The Somme was very much a rural landscape. Through Amiens and Albert a main road route ran up towards would eventually be the front lines, other roads and routes existed but were certainly not suitable for the amount of traffic and use they would need to endure. There were few railway lines and many of the rivers didn't have bridges. Both Road and railways needed to be constructed for the huge quantity of constant water food and water supplies, ammunition and equipment. This being as well as troop accommodation, trenches, dugouts etc. An utterly exhausting programme, but concealment was key, so that an attacks made would have the element of surprise. Division troops could expect to dig both assembly and communication trenches, mortar emplacements, trenches for water supplies and cabling, bridges and gas cylinder stations. All this prior any organisation of manning the trenches and training for forthcoming offences.
The Artillery Regiments were also very busy, over 3000 filed guns and heavier artillery, along with over 1500 trench mortars were deployed to support the Somme battlefront.
The Somme offensive began on the 24th June with a preliminary bombardment, with over a million rounds fired in an attempt to flatten any German defenses that may hamper the advance of the Infantry upon zero hour.
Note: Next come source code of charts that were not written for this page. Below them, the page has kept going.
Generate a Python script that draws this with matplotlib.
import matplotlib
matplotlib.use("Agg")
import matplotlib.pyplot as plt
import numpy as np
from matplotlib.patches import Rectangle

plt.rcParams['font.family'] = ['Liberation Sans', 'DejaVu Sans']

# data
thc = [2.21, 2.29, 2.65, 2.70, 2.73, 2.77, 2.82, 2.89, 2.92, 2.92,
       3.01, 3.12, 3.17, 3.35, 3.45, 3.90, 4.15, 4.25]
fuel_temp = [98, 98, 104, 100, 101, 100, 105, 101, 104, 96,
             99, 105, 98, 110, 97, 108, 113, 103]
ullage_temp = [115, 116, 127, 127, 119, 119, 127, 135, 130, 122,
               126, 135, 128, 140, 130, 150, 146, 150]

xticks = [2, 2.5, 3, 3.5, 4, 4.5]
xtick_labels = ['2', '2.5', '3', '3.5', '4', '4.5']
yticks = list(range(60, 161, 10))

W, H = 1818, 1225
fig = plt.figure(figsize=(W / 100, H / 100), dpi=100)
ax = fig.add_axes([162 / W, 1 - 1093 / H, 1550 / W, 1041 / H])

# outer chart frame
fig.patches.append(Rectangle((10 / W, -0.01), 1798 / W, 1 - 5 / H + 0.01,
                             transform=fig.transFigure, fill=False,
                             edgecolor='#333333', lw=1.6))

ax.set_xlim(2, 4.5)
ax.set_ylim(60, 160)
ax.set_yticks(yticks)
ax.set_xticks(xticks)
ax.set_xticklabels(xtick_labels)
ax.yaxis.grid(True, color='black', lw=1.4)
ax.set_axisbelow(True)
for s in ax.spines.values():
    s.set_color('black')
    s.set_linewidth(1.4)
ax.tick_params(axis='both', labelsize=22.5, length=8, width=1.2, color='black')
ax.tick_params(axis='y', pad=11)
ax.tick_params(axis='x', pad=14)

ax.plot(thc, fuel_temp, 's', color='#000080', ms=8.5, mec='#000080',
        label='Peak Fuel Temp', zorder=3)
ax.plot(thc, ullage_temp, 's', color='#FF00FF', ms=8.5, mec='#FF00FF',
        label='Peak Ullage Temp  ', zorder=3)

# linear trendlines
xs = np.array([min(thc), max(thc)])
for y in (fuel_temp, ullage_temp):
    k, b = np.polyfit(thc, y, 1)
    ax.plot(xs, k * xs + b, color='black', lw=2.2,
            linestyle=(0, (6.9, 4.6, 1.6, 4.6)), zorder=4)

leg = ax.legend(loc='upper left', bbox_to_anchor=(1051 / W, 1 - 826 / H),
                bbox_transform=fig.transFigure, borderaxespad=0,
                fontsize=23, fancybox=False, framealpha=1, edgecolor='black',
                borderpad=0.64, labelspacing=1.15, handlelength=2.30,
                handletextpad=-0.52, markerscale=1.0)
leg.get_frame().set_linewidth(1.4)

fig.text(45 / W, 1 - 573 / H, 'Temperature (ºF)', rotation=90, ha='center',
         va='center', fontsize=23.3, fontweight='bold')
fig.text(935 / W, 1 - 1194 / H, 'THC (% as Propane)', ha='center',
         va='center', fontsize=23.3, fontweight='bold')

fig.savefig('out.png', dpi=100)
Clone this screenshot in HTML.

Come 30th June it was expected that all had been accomplished and the British Army were ready to attempt a hopefully decisive breakthrough in the German line. The plan was to initiate 3 planned phases, in hope that at least one phase would
breach the enemy line and inflict utter havoc on the German Troops. There was a diversionary attack further North at Gommecourt along with the French committing themselves to fight either side of the River Somme in support of the British offensive. Although preparations and the build up had not been ideal, The Battle of The Somme was to commence on 1st July. Haig himself wasn't brimming with confidence with plans being delayed by rain contributing to waterlogged trenches and guns.
However, the offensive began, the casualties on both sides were far beyond anyone had imagined. By the end of 1916, hundreds of thousands of men were wounded, killed or had just disappeared on the battlefield, not just British and the French. Men from all corners of the Earth fought and died on the Somme.